Мне особенно запомнилось одно такое возвращение. Той осенью меня встретили двумя грандиозными новостями: дядя Михаэль выдвинут кандидатом в парламент от Либеральной партии, а мы переезжаем в новый дом.
Был 1938 год. У власти стояла антисемитская Крестьянская партия, так что жизнь евреев в городах и селах была далеко не спокойная. Несправедливости, притеснения, драки, избиения стали обычными явлениями. Либералы, стремившиеся заручиться голосами евреев, обещали бороться против антисемитизма и, в знак доброй воли, включили еврея, моего дядю Михаэля, в списки своих кандидатов. Выборы должны были состояться через пару месяцев, и все евреи надеялись на победу либералов. Я гордилась своим дядей.
Но вторая новость затмила его выдвижение. Мы переезжали. Отец наконец-то купил дом, о котором мы так долго мечтали: дом на Вокзальной улице, похожий на спичечный коробок, с плоской крышей. Кто мог подумать, что когда-нибудь мы сможем его купить!

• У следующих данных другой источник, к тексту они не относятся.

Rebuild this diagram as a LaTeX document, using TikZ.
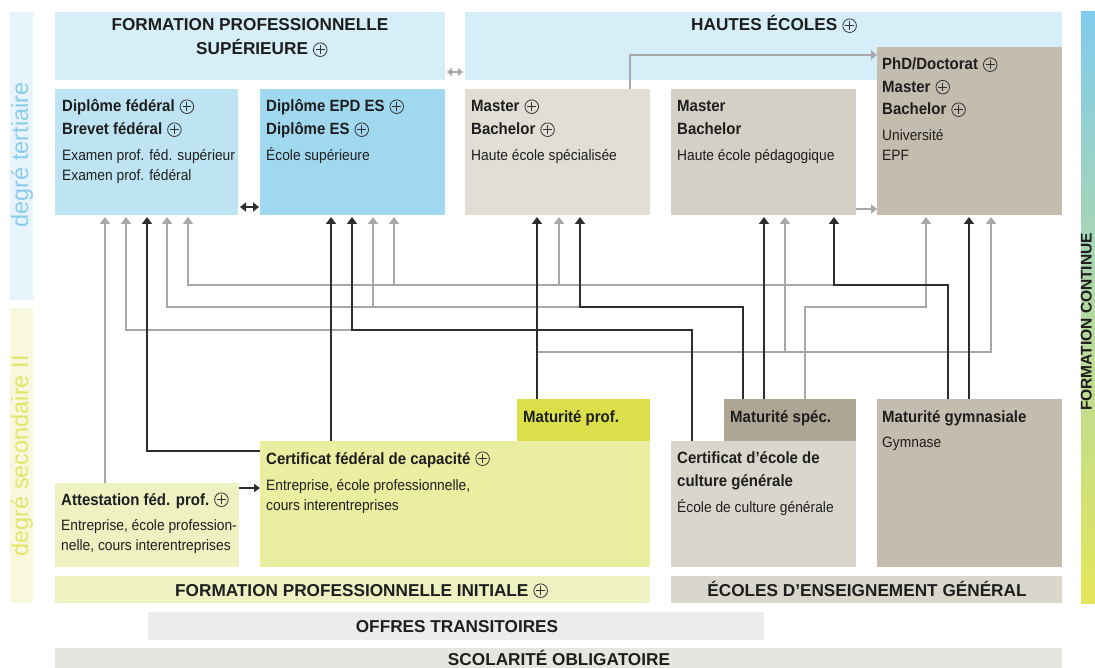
\documentclass[tikz,border=0pt]{standalone}
\usepackage{fontspec}
\setmainfont{Liberation Sans}
\newfontfamily\nar{Liberation Sans}[FakeStretch=0.92]
\usetikzlibrary{arrows.meta}
\definecolor{lbTbg}{RGB}{232,244,251}
\definecolor{lbTtx}{RGB}{138,204,236}
\definecolor{lbSbg}{RGB}{248,248,222}
\definecolor{lbStx}{RGB}{226,230,104}
\definecolor{hdblue}{RGB}{214,238,248}
\definecolor{cdipfed}{RGB}{190,228,244}
\definecolor{cepd}{RGB}{160,216,240}
\definecolor{ches}{RGB}{225,222,214}
\definecolor{chep}{RGB}{212,208,197}
\definecolor{cphd}{RGB}{196,189,175}
\definecolor{cmatprof}{RGB}{218,223,74}
\definecolor{ccfc}{RGB}{234,238,160}
\definecolor{cafp}{RGB}{238,241,194}
\definecolor{cmatspec}{RGB}{174,165,148}
\definecolor{cecg}{RGB}{217,214,204}
\definecolor{cot}{RGB}{236,236,234}
\definecolor{cscol}{RGB}{231,229,224}
\definecolor{fctop}{RGB}{128,203,237}
\definecolor{fcmid}{RGB}{196,228,200}
\definecolor{fcbot}{RGB}{228,230,90}
\definecolor{txt}{RGB}{30,30,30}
\definecolor{grl}{RGB}{168,168,168}
\definecolor{bkl}{RGB}{45,45,45}
\definecolor{plc}{RGB}{50,50,50}
\newcommand\pl{\hspace{5pt}\tikz[baseline=-5.3pt,x=1pt,y=1pt]{\draw[plc,line width=0.8pt] (0,0) circle (6.8pt); \draw[plc,line width=0.8pt] (-4.3,0)--(4.3,0) (0,-4.3)--(0,4.3);}}
\begin{document}
\begin{tikzpicture}[x=1pt,y=-1pt,
  boxfill/.style={rectangle,inner sep=0pt,outer sep=0pt,anchor=north west,draw=none},
  bt/.style={anchor=base west,inner sep=0pt,text=txt,font=\nar\bfseries\fontsize{16.3}{18}\selectfont},
  lt/.style={anchor=base west,inner sep=0pt,text=txt,font=\nar\fontsize{15}{17}\selectfont},
  hd/.style={inner sep=0pt,text=txt,font=\bfseries\fontsize{17.2}{19}\selectfont},
  grline/.style={color=grl,line width=1.5pt,-{Triangle[length=7pt,width=10pt]}},
  bkline/.style={color=bkl,line width=1.5pt,-{Triangle[length=7pt,width=10pt]}},
  lbl/.style={rotate=90,inner sep=0pt,font=\fontsize{23.5}{26}\selectfont}]
\useasboundingbox (0,0) rectangle (1095,668);
\clip (0,0) rectangle (1095,668);
\fill[white] (0,0) rectangle (1095,668);

% side labels
\node[boxfill,fill=lbTbg,minimum width=23pt,minimum height=288pt] (lblT) at (10,12) {};
\node[boxfill,fill=lbSbg,minimum width=23pt,minimum height=295pt] (lblS) at (10,308) {};
\node[lbl,text=lbTtx] (lblTt) at (22,155) {degré tertiaire};
\node[lbl,text=lbStx] (lblSt) at (22,456) {degré secondaire II};

% formation continue
\node[boxfill,top color=fctop,middle color=fcmid,bottom color=fcbot,minimum width=14pt,minimum height=591pt] (fc) at (1081,12) {};
\node[inner sep=0pt,text=txt,font=\bfseries\fontsize{15.5}{17}\selectfont,rotate=90,anchor=base] (fct) at (1091.5,322) {FORMATION CONTINUE};

% header boxes
\node[boxfill,fill=hdblue,minimum width=390pt,minimum height=68pt] (fps) at (55,12) {};
\node[boxfill,fill=hdblue,minimum width=597pt,minimum height=68pt] (he) at (465,12) {};
\node[hd,anchor=base] (fpst1) at (250,31) {FORMATION PROFESSIONNELLE};
\node[hd,anchor=base west] (fpst2) at (196,55) {SUPÉRIEURE\pl};
\node[hd,anchor=base west] (het) at (691,31) {HAUTES ÉCOLES\pl};

% tertiary boxes
\node[boxfill,fill=cdipfed,minimum width=183pt,minimum height=126pt] (dipfed) at (55,89) {};
\node[boxfill,fill=cepd,minimum width=185pt,minimum height=126pt] (epd) at (260,89) {};
\node[boxfill,fill=ches,minimum width=185pt,minimum height=126pt] (hes) at (465,89) {};
\node[boxfill,fill=chep,minimum width=185pt,minimum height=126pt] (hep) at (671,89) {};
\node[boxfill,fill=cphd,minimum width=185pt,minimum height=168pt] (phd) at (877,47) {};

\node[bt] (tdf1) at (62,112) {Diplôme fédéral\pl};
\node[bt] (tdf2) at (62,135) {Brevet fédéral\pl};
\node[lt] (tdf3) at (62,161) {Examen prof. féd. supérieur};
\node[lt] (tdf4) at (62,181) {Examen prof. fédéral};

\node[bt] (tep1) at (266,112) {Diplôme EPD ES\pl};
\node[bt] (tep2) at (266,135) {Diplôme ES\pl};
\node[lt] (tep3) at (266,161) {École supérieure};

\node[bt] (ths1) at (471,112) {Master\pl};
\node[bt] (ths2) at (471,135) {Bachelor\pl};
\node[lt] (ths3) at (471,161) {Haute école spécialisée};

\node[bt] (thp1) at (677,112) {Master};
\node[bt] (thp2) at (677,135) {Bachelor};
\node[lt] (thp3) at (677,161) {Haute école pédagogique};

\node[bt] (tph1) at (882,70) {PhD/Doctorat\pl};
\node[bt] (tph2) at (882,92.5) {Master\pl};
\node[bt] (tph3) at (882,115) {Bachelor\pl};
\node[lt] (tph4) at (882,141) {Université};
\node[lt] (tph5) at (882,161) {EPF};

% secondary boxes
\node[boxfill,fill=ccfc,minimum width=390pt,minimum height=126pt] (cfc) at (260,441) {};
\node[boxfill,fill=cmatprof,minimum width=133pt,minimum height=42pt] (matprof) at (517,399) {};
\node[boxfill,fill=cafp,minimum width=184pt,minimum height=84pt] (afp) at (55,483) {};
\node[boxfill,fill=cecg,minimum width=185pt,minimum height=126pt] (ecg) at (671,441) {};
\node[boxfill,fill=cmatspec,minimum width=132pt,minimum height=42pt] (matspec) at (724,399) {};
\node[boxfill,fill=cphd,minimum width=185pt,minimum height=168pt] (matgym) at (877,399) {};

\node[bt] (tmp) at (523,422) {Maturité prof.};
\node[bt] (tms) at (730,422) {Maturité spéc.};
\node[bt] (tmg1) at (882,422) {Maturité gymnasiale};
\node[lt] (tmg2) at (882,447) {Gymnase};
\node[bt] (tcf1) at (266,464) {Certificat fédéral de capacité\pl};
\node[lt] (tcf2) at (266,490) {Entreprise, école professionnelle,};
\node[lt] (tcf3) at (266,510) {cours interentreprises};
\node[bt] (tec1) at (677,463) {Certificat d’école de};
\node[bt] (tec2) at (677,486) {culture générale};
\node[lt] (tec3) at (677,512) {École de culture générale};
\node[bt] (taf1) at (61,505) {Attestation féd. prof.\pl};
\node[lt] (taf2) at (61,530) {Entreprise, école profession-};
\node[lt] (taf3) at (61,550) {nelle, cours interentreprises};

% bottom bars
\node[boxfill,fill=cafp,minimum width=595pt,minimum height=27pt] (fpi) at (55,576) {};
\node[boxfill,fill=cecg,minimum width=391pt,minimum height=27pt] (eeg) at (671,576) {};
\node[boxfill,fill=cot,minimum width=616pt,minimum height=28pt] (ot) at (148,612) {};
\node[boxfill,fill=cscol,minimum width=1007pt,minimum height=40pt] (scol) at (55,648) {};
\node[hd,anchor=base west] (fpit) at (175,596) {FORMATION PROFESSIONNELLE INITIALE\pl};
\node[hd,anchor=base] (eegt) at (867,596) {ÉCOLES D’ENSEIGNEMENT GÉNÉRAL};
\node[hd,anchor=base] (ott) at (457,632) {OFFRES TRANSITOIRES};
\node[hd,anchor=base] (scolt) at (559,665) {SCOLARITÉ OBLIGATOIRE};

% arrow end coordinates
\coordinate (d1) at ([xshift=50pt,yshift=-2pt]dipfed.south west);
\coordinate (d2) at ([xshift=71pt,yshift=-2pt]dipfed.south west);
\coordinate (d3) at ([xshift=92pt,yshift=-2pt]dipfed.south west);
\coordinate (d4) at ([xshift=112pt,yshift=-2pt]dipfed.south west);
\coordinate (d5) at ([xshift=133pt,yshift=-2pt]dipfed.south west);
\coordinate (e1) at ([xshift=71pt,yshift=-2pt]epd.south west);
\coordinate (e2) at ([xshift=92pt,yshift=-2pt]epd.south west);
\coordinate (e3) at ([xshift=113pt,yshift=-2pt]epd.south west);
\coordinate (e4) at ([xshift=134pt,yshift=-2pt]epd.south west);
\coordinate (h1) at ([xshift=72pt,yshift=-2pt]hes.south west);
\coordinate (h2) at ([xshift=94pt,yshift=-2pt]hes.south west);
\coordinate (h3) at ([xshift=115pt,yshift=-2pt]hes.south west);
\coordinate (p1) at ([xshift=93pt,yshift=-2pt]hep.south west);
\coordinate (p2) at ([xshift=114pt,yshift=-2pt]hep.south west);
\coordinate (p3) at ([xshift=163pt,yshift=-2pt]hep.south west);
\coordinate (u1) at ([xshift=49pt,yshift=-2pt]phd.south west);
\coordinate (u2) at ([xshift=92pt,yshift=-2pt]phd.south west);
\coordinate (u3) at ([xshift=114pt,yshift=-2pt]phd.south west);
% start coordinates
\coordinate (mp) at ([xshift=20pt]matprof.north west);
\coordinate (ms1) at ([xshift=19pt]matspec.north west);
\coordinate (ms2) at ([xshift=40pt]matspec.north west);
\coordinate (ms3) at ([xshift=81pt]matspec.north west);
\coordinate (mg1) at ([xshift=71pt]matgym.north west);
\coordinate (mg2) at ([xshift=92pt]matgym.north west);
\coordinate (ec) at ([xshift=21pt]ecg.north west);
\coordinate (cf) at ([xshift=71pt]cfc.north west);
\coordinate (cfl) at ([yshift=-10pt]cfc.north west);
\coordinate (af) at ([xshift=50pt]afp.north west);
\coordinate (hx) at ([xshift=165pt]hes.north west);
% levels
\coordinate (lvA) at (0,285);
\coordinate (lvB) at (0,307);
\coordinate (lvC) at (0,330);
\coordinate (lvD) at (0,352);

% gray connectors
\draw[grline] (af) -- (d1);
\draw[grline] (ec) |- (lvC -| d2) -- (d2);
\draw[grline] (ms1) |- (lvB -| d4) -- (d4);
\draw[grline] (lvB -| e3) -- (e3);
\draw[grline] (mg1) |- (lvA -| d5) -- (d5);
\draw[grline] (lvA -| e4) -- (e4);
\draw[grline] (lvA -| h2) -- (h2);
\draw[grline] (mp) |- (lvD -| u3) -- (u3);
\draw[grline] (lvD -| p2) -- (p2);
\draw[grline] (ms3) |- (lvB -| u1) -- (u1);
\draw[grline,-{Triangle[length=6pt,width=9pt]}] (hx) |- ([yshift=-8pt]phd.north west);
\draw[grline,-{Triangle[length=6pt,width=9pt]}] ([yshift=6pt]hep.south east) -- ([yshift=6pt]phd.south west);

% black connectors
\draw[bkline] (mp) -- (h1);
\draw[bkline] (ms1) |- (lvB -| h3) -- (h3);
\draw[bkline] (ms2) -- (p1);
\draw[bkline] (mg1) |- (lvA -| p3) -- (p3);
\draw[bkline] (mg2) -- (u2);
\draw[bkline] (ec) |- (lvC -| e2) -- (e2);
\draw[bkline] (cf) -- (e1);
\draw[bkline] (cfl) -| (d3);
\draw[bkline,-{Triangle[length=6pt,width=8pt]}] ([yshift=-5pt]afp.north east) -- ([yshift=-47pt]cfc.north west);

% double arrows
\draw[color=bkl,line width=1.5pt,shorten <=2pt,shorten >=1pt,{Triangle[length=6pt,width=9pt]}-{Triangle[length=6pt,width=9pt]}] ([yshift=8pt]dipfed.south east) -- ([yshift=8pt]epd.south west);
\draw[color=grl,line width=1.5pt,shorten <=2pt,shorten >=2pt,{Triangle[length=5pt,width=8pt]}-{Triangle[length=5pt,width=8pt]}] ([yshift=8pt]fps.south east) -- ([yshift=8pt]he.south west);
\end{tikzpicture}
\end{document}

В последующие дни мы не могли говорить ни о чем, кроме предстоящего переезда. В доме было пять комнат и мансарда, на которую мы с Ливи немедленно заявили свои права. Туда был отдельный вход: прямо от входной двери наверх вела винтовая лестница. Мне особенно понравилось, что нам не надо будет проходить через комнату родителей, чтобы попасть к себе. Их спальня будет в комнате с окнами во двор, центральная комната будет столовой, комната с окнами на улицу — гостиной. Мы собирались купить новую мебель и снова и снова прикидывали, как ее расставить. Наконец у нас будет место для пианино. «Папа, ты обещаешь купить пианино? Ты, правда, обещаешь?» Мы также собирались купить красивый диван и шкаф для книг и посуды — столяр обещал его сделать в точности, как на картинке, которую я видела в рекламном журнале. Планы были грандиозные.
Мы с Ливи ходили в новый дом по меньшей мере раз в день, носились по комнатам, мешая рабочим, заканчивавшим ремонт. В течение недели все должно было быть готово для переезда. Меня особенно восхищала ванная комната со сверкающей ванной, вделанной в пол, с фаянсовой раковиной, с кранами, на которых написано «Горячая» и «Холодная», и с большим коричневым нагревателем для воды, стоявшим в углу, как будто для того, чтобы охранять все эти сокровища. Представляете себе: встаешь утром и принимаешь горячую ванну! Стоит только кран повернуть. На самом деле все было не так просто. Сначала нужно было полчаса стоять на кухне и качать воду, затем развести огонь под нагревателем, и тогда, наконец, ванна будет готова. Но какая роскошь после этого вытянуться во весь рост и нежиться в чудесной горячей воде!
В комнатах стояли кафельные печи. В столовой печь была облицована белым кафелем, в ней была ниша для вазы с цветами; в гостиной печь была желтовато-зеленого цвета, а в спальне бледно-розового. В мансарде не было кафельной печки, а только железная, но от этого она казалась еще более привлекательной. Мы выбрали обои светлых тонов и с мелким рисунком. Мне надоели темные тона и крупный рисунок обоев в доме на Больничной. Розовато-лиловые букеты сирени нравились мне в детстве, но теперь я была уже подростком, и мои вкусы изменились. Мне были по душе светлые тона и четкие линии. Функционализм проник в Сигет. Откуда? Как? Я не знаю. Должно быть, на меня повлияли журналы, но я воображала, что сама это открыла.